Gli amici della vittima, nel campo profughi di San Ferdinando che doveva essere smantellato ma è rinato sulle ceneri di se stesso perché la tendopoli più vivibile costruita dall’altra parte della strada non può contenerli tutti, chiedono giustizia. «Vogliamo che la sua salma possa tornare in Mali – dice Moussa —, e chiediamo che adesso qualcuno aiuti sua moglie e la bimba di 5 anni a cui Sacko mandava i pochi soldi che riusciva a guadagnare qui. E vogliamo che chi l’ha ucciso paghi». 
È difficile parlare e sentir parlare di legalità e giustizia in un posto come questo, emblema di illegalità e ingiustizia, rifugio di migranti che nessuno è in grado di dire se siano regolari o clandestini, lavoratori in nero arruolati dai «caporali» per 3 euro l’ora, che quando smettono di faticare nei campi si rifugiano tra queste baracche di cartone, plastica e ferro arrugginito, dormitori in mezzo alla polvere con latrine a cielo aperto nascoste alla vista di chi non ci abita. Ed è difficile immaginare scene più degradanti, per chi ci vive e per chi consente che tutto questo sopravviva. 
Le forze di polizia, che stazionano fuori dal campo con una camionetta e qualche macchina accanto a quattro cassonetti sempre pieni (uno bruciato), fanno quello che possono per evitare che lo scempio di umanità degeneri ulteriormente. Esattamente due anni fa, l’8 giugno 2016, un altro maliano, Sekine Traore, venne colpito a morte da un carabiniere ferito mentre tentava di sedare una rissa; già allora lo scandalo di San Ferdinando rimbalzò dalla Calabria alle cronache nazionali, ma da allora è cambiato poco o niente. Oggi, dopo l’omicidio di Sacko, la politica torna nella baraccopoli. Lunedì verrà il presidente della Camera, Roberto Fico; ieri è stata la volta della delegazione del Pd guidata dal presidente Matteo Orfini, che ha parlato di «girone infernale dantesco» e attaccato duramente il ministro Salvini e i suoi slogan anti-immigrati. Ma agli abitanti di questo ghetto-discarica, delle polemiche tra i partiti importa poco. Loro vorrebbero case, anche perché sono consapevoli di essere un ingranaggio importante dell’economia locale. Il lavoro nero e sottopagato (che raggiunge il suo massimo con la raccolta degli agrumi in inverno, quando il freddo rende la vita ancora più complicata) consente ai proprietari delle terre di guadagnare qualcosa; dovessero regolarizzare i braccianti non metterebbero più i prodotti sul mercato perché azzererebbero i guadagni. Almeno così dicono. Dunque questi extra-comunitari trattati da extra-terrestri servono, ma non si riesce a trattarli da esseri umani. E l’abbandono produce pericolo per tutti, come dimostrano le grida minacciose del ghanese già ubriaco alle 10 di mattina, che manda «affangulo» chiunque gli si pari davanti; o i racconti di un volontario italiano chiamato Rambo, presenza amica dei migranti: «Qui quando cala la sera non ci si può avvicinare, dentro e dietro queste baracche succede qualunque cosa», dice lasciando immaginare traffici e pratiche che rendono tutto ancor più disumano.
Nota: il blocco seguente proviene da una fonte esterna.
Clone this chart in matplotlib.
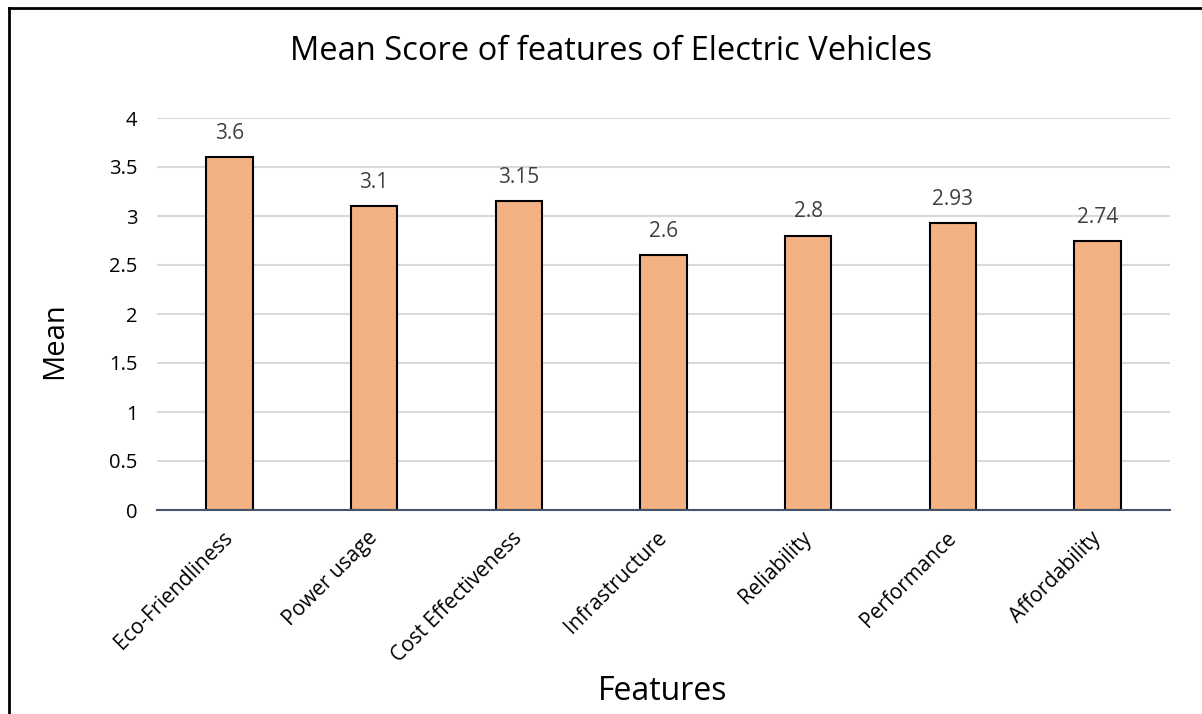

In teoria quest’area piena di fabbriche abbandonate (alcune delle quali occupate da altri braccianti neri) dovrebbe essere riconvertita in Zona economica speciale, con tanto di finanziamenti europei; lo sgombero e la bonifica sarebbero dunque una priorità, ma nell’attesa restano il degrado e un morto ammazzato in più.